Data listing:
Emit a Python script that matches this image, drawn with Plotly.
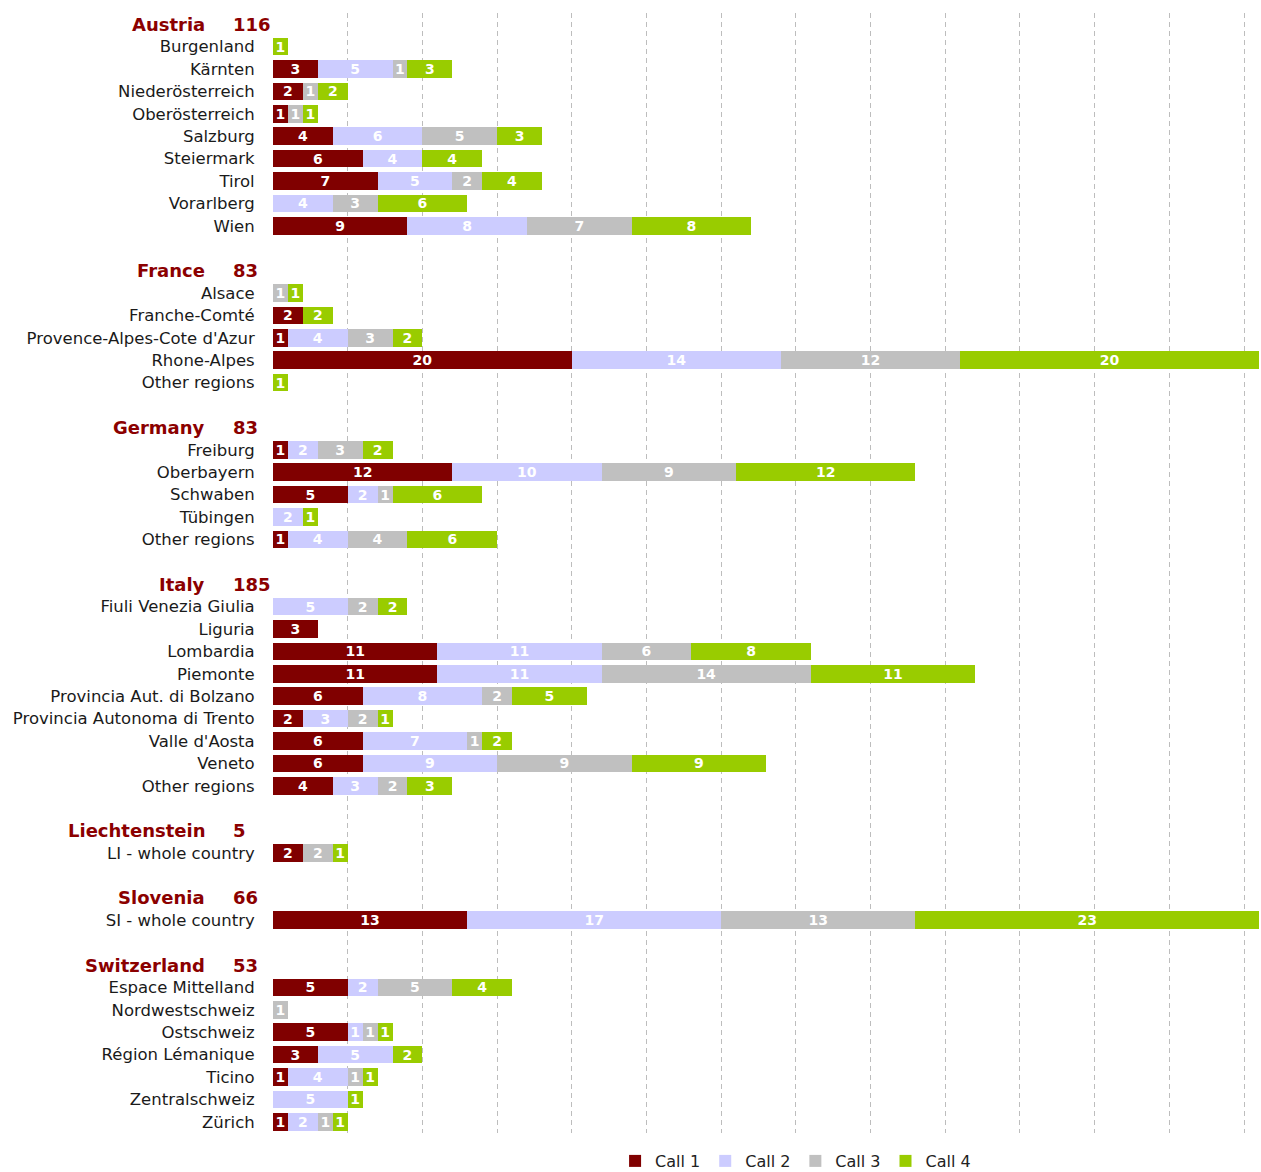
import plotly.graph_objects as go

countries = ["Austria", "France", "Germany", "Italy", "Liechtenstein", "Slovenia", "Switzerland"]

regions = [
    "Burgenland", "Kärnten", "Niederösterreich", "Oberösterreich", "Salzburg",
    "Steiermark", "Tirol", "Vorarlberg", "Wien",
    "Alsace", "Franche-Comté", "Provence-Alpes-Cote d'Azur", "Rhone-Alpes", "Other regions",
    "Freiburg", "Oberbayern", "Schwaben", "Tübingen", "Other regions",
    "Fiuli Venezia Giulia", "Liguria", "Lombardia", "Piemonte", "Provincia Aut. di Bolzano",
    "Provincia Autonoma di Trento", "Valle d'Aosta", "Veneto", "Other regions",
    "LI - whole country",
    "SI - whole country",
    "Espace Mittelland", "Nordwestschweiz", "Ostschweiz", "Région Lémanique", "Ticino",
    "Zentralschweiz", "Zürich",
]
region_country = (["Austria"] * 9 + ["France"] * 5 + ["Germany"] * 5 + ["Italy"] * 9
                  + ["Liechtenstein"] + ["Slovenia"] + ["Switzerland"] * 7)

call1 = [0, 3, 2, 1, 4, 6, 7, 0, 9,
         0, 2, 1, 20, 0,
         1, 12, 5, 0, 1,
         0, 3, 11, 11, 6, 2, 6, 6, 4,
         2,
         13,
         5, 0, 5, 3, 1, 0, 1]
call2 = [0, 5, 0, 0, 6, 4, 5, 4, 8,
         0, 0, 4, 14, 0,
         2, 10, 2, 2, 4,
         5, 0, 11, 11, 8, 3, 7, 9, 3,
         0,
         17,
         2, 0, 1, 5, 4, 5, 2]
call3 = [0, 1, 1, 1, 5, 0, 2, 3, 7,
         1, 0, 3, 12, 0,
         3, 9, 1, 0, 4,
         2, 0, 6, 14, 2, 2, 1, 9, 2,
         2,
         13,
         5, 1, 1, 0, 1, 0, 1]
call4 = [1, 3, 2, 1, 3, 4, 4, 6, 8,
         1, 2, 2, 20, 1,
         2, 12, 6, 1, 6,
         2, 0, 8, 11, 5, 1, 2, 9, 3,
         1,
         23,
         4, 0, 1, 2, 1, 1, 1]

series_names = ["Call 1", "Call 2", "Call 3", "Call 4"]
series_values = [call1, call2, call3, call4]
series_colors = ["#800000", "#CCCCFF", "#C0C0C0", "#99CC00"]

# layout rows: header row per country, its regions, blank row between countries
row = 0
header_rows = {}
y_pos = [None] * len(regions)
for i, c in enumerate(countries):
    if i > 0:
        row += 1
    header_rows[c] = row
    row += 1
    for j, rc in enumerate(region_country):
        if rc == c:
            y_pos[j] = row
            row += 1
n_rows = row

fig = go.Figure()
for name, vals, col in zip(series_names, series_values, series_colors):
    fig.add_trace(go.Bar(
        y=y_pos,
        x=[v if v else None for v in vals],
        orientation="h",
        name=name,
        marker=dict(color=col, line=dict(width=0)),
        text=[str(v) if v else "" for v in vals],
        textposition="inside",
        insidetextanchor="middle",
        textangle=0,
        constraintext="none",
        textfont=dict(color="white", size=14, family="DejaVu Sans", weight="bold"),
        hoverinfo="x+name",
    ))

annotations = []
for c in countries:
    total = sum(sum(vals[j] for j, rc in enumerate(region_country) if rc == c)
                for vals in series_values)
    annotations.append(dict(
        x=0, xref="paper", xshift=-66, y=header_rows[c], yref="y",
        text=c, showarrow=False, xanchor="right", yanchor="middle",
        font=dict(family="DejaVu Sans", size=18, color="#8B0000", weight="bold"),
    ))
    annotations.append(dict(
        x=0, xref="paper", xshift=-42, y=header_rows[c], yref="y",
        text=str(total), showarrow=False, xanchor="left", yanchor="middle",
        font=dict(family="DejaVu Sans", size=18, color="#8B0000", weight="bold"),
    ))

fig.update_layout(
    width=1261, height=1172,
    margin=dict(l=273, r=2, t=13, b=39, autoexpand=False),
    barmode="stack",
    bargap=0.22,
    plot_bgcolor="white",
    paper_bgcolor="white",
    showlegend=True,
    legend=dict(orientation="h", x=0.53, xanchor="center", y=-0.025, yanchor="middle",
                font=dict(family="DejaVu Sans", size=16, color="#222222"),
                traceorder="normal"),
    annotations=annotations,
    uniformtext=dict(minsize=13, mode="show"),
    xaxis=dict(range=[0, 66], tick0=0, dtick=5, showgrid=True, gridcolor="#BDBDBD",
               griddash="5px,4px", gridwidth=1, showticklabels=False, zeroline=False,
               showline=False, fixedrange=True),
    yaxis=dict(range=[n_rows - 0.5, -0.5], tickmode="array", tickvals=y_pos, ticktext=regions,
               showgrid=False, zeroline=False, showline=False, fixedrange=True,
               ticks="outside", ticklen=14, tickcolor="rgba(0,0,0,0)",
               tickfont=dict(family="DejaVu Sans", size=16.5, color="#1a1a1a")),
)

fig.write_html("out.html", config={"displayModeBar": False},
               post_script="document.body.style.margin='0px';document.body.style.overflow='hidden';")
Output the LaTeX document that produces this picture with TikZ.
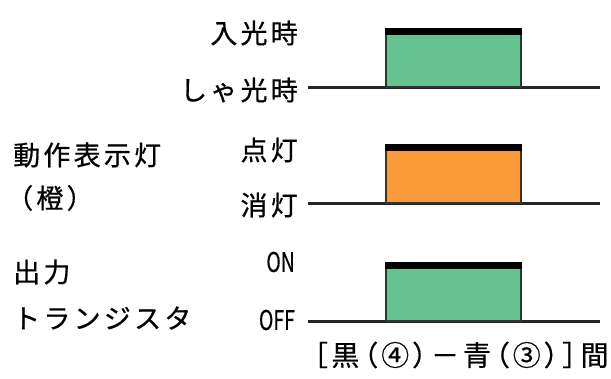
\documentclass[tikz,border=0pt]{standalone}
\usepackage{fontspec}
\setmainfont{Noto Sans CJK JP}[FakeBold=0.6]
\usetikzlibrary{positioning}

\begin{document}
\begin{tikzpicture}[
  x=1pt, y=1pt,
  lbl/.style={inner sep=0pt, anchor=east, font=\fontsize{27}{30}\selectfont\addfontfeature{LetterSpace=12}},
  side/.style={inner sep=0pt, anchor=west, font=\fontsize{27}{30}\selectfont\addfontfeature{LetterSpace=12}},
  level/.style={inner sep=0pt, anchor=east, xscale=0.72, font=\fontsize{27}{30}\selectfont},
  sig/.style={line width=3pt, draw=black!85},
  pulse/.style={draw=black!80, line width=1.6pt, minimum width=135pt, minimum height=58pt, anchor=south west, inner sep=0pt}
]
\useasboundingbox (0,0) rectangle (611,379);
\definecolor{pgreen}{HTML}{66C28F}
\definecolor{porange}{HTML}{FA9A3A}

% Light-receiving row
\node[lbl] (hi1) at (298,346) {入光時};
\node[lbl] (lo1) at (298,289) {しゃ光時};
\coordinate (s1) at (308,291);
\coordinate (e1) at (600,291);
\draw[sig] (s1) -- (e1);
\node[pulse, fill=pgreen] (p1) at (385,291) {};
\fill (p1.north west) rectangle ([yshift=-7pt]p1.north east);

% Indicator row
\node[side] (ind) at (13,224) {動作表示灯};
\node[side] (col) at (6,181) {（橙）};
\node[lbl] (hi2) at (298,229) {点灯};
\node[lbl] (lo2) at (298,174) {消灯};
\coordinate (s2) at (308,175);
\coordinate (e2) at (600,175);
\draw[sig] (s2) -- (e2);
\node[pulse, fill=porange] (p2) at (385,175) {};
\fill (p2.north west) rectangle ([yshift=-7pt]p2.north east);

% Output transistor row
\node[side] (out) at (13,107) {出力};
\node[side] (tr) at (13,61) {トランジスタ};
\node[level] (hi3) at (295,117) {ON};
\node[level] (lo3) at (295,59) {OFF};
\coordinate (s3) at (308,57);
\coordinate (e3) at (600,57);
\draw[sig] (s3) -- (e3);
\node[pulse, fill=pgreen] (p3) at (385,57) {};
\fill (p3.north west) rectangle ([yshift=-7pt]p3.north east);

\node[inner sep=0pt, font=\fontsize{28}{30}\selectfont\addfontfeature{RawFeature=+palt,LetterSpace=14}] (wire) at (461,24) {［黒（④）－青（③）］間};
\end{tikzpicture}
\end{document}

▶ STATED EXERCISE:
Copy every line above word for word and exclude the pictures.

▶ EXERCISE RESPONSE:
Emit a Python script that matches this image, drawn with Plotly.
import plotly.graph_objects as go

countries = ["Austria", "France", "Germany", "Italy", "Liechtenstein", "Slovenia", "Switzerland"]

regions = [
    "Burgenland", "Kärnten", "Niederösterreich", "Oberösterreich", "Salzburg",
    "Steiermark", "Tirol", "Vorarlberg", "Wien",
    "Alsace", "Franche-Comté", "Provence-Alpes-Cote d'Azur", "Rhone-Alpes", "Other regions",
    "Freiburg", "Oberbayern", "Schwaben", "Tübingen", "Other regions",
    "Fiuli Venezia Giulia", "Liguria", "Lombardia", "Piemonte", "Provincia Aut. di Bolzano",
    "Provincia Autonoma di Trento", "Valle d'Aosta", "Veneto", "Other regions",
    "LI - whole country",
    "SI - whole country",
    "Espace Mittelland", "Nordwestschweiz", "Ostschweiz", "Région Lémanique", "Ticino",
    "Zentralschweiz", "Zürich",
]
region_country = (["Austria"] * 9 + ["France"] * 5 + ["Germany"] * 5 + ["Italy"] * 9
                  + ["Liechtenstein"] + ["Slovenia"] + ["Switzerland"] * 7)

call1 = [0, 3, 2, 1, 4, 6, 7, 0, 9,
         0, 2, 1, 20, 0,
         1, 12, 5, 0, 1,
         0, 3, 11, 11, 6, 2, 6, 6, 4,
         2,
         13,
         5, 0, 5, 3, 1, 0, 1]
call2 = [0, 5, 0, 0, 6, 4, 5, 4, 8,
         0, 0, 4, 14, 0,
         2, 10, 2, 2, 4,
         5, 0, 11, 11, 8, 3, 7, 9, 3,
         0,
         17,
         2, 0, 1, 5, 4, 5, 2]
call3 = [0, 1, 1, 1, 5, 0, 2, 3, 7,
         1, 0, 3, 12, 0,
         3, 9, 1, 0, 4,
         2, 0, 6, 14, 2, 2, 1, 9, 2,
         2,
         13,
         5, 1, 1, 0, 1, 0, 1]
call4 = [1, 3, 2, 1, 3, 4, 4, 6, 8,
         1, 2, 2, 20, 1,
         2, 12, 6, 1, 6,
         2, 0, 8, 11, 5, 1, 2, 9, 3,
         1,
         23,
         4, 0, 1, 2, 1, 1, 1]

series_names = ["Call 1", "Call 2", "Call 3", "Call 4"]
series_values = [call1, call2, call3, call4]
series_colors = ["#800000", "#CCCCFF", "#C0C0C0", "#99CC00"]

# layout rows: header row per country, its regions, blank row between countries
row = 0
header_rows = {}
y_pos = [None] * len(regions)
for i, c in enumerate(countries):
    if i > 0:
        row += 1
    header_rows[c] = row
    row += 1
    for j, rc in enumerate(region_country):
        if rc == c:
            y_pos[j] = row
            row += 1
n_rows = row

fig = go.Figure()
for name, vals, col in zip(series_names, series_values, series_colors):
    fig.add_trace(go.Bar(
        y=y_pos,
        x=[v if v else None for v in vals],
        orientation="h",
        name=name,
        marker=dict(color=col, line=dict(width=0)),
        text=[str(v) if v else "" for v in vals],
        textposition="inside",
        insidetextanchor="middle",
        textangle=0,
        constraintext="none",
        textfont=dict(color="white", size=14, family="DejaVu Sans", weight="bold"),
        hoverinfo="x+name",
    ))

annotations = []
for c in countries:
    total = sum(sum(vals[j] for j, rc in enumerate(region_country) if rc == c)
                for vals in series_values)
    annotations.append(dict(
        x=0, xref="paper", xshift=-66, y=header_rows[c], yref="y",
        text=c, showarrow=False, xanchor="right", yanchor="middle",
        font=dict(family="DejaVu Sans", size=18, color="#8B0000", weight="bold"),
    ))
    annotations.append(dict(
        x=0, xref="paper", xshift=-42, y=header_rows[c], yref="y",
        text=str(total), showarrow=False, xanchor="left", yanchor="middle",
        font=dict(family="DejaVu Sans", size=18, color="#8B0000", weight="bold"),
    ))

fig.update_layout(
    width=1261, height=1172,
    margin=dict(l=273, r=2, t=13, b=39, autoexpand=False),
    barmode="stack",
    bargap=0.22,
    plot_bgcolor="white",
    paper_bgcolor="white",
    showlegend=True,
    legend=dict(orientation="h", x=0.53, xanchor="center", y=-0.025, yanchor="middle",
                font=dict(family="DejaVu Sans", size=16, color="#222222"),
                traceorder="normal"),
    annotations=annotations,
    uniformtext=dict(minsize=13, mode="show"),
    xaxis=dict(range=[0, 66], tick0=0, dtick=5, showgrid=True, gridcolor="#BDBDBD",
               griddash="5px,4px", gridwidth=1, showticklabels=False, zeroline=False,
               showline=False, fixedrange=True),
    yaxis=dict(range=[n_rows - 0.5, -0.5], tickmode="array", tickvals=y_pos, ticktext=regions,
               showgrid=False, zeroline=False, showline=False, fixedrange=True,
               ticks="outside", ticklen=14, tickcolor="rgba(0,0,0,0)",
               tickfont=dict(family="DejaVu Sans", size=16.5, color="#1a1a1a")),
)

fig.write_html("out.html", config={"displayModeBar": False},
               post_script="document.body.style.margin='0px';document.body.style.overflow='hidden';")
Output the LaTeX document that produces this picture with TikZ.
\documentclass[tikz,border=0pt]{standalone}
\usepackage{fontspec}
\setmainfont{Noto Sans CJK JP}[FakeBold=0.6]
\usetikzlibrary{positioning}

\begin{document}
\begin{tikzpicture}[
  x=1pt, y=1pt,
  lbl/.style={inner sep=0pt, anchor=east, font=\fontsize{27}{30}\selectfont\addfontfeature{LetterSpace=12}},
  side/.style={inner sep=0pt, anchor=west, font=\fontsize{27}{30}\selectfont\addfontfeature{LetterSpace=12}},
  level/.style={inner sep=0pt, anchor=east, xscale=0.72, font=\fontsize{27}{30}\selectfont},
  sig/.style={line width=3pt, draw=black!85},
  pulse/.style={draw=black!80, line width=1.6pt, minimum width=135pt, minimum height=58pt, anchor=south west, inner sep=0pt}
]
\useasboundingbox (0,0) rectangle (611,379);
\definecolor{pgreen}{HTML}{66C28F}
\definecolor{porange}{HTML}{FA9A3A}

% Light-receiving row
\node[lbl] (hi1) at (298,346) {入光時};
\node[lbl] (lo1) at (298,289) {しゃ光時};
\coordinate (s1) at (308,291);
\coordinate (e1) at (600,291);
\draw[sig] (s1) -- (e1);
\node[pulse, fill=pgreen] (p1) at (385,291) {};
\fill (p1.north west) rectangle ([yshift=-7pt]p1.north east);

% Indicator row
\node[side] (ind) at (13,224) {動作表示灯};
\node[side] (col) at (6,181) {（橙）};
\node[lbl] (hi2) at (298,229) {点灯};
\node[lbl] (lo2) at (298,174) {消灯};
\coordinate (s2) at (308,175);
\coordinate (e2) at (600,175);
\draw[sig] (s2) -- (e2);
\node[pulse, fill=porange] (p2) at (385,175) {};
\fill (p2.north west) rectangle ([yshift=-7pt]p2.north east);

% Output transistor row
\node[side] (out) at (13,107) {出力};
\node[side] (tr) at (13,61) {トランジスタ};
\node[level] (hi3) at (295,117) {ON};
\node[level] (lo3) at (295,59) {OFF};
\coordinate (s3) at (308,57);
\coordinate (e3) at (600,57);
\draw[sig] (s3) -- (e3);
\node[pulse, fill=pgreen] (p3) at (385,57) {};
\fill (p3.north west) rectangle ([yshift=-7pt]p3.north east);

\node[inner sep=0pt, font=\fontsize{28}{30}\selectfont\addfontfeature{RawFeature=+palt,LetterSpace=14}] (wire) at (461,24) {［黒（④）－青（③）］間};
\end{tikzpicture}
\end{document}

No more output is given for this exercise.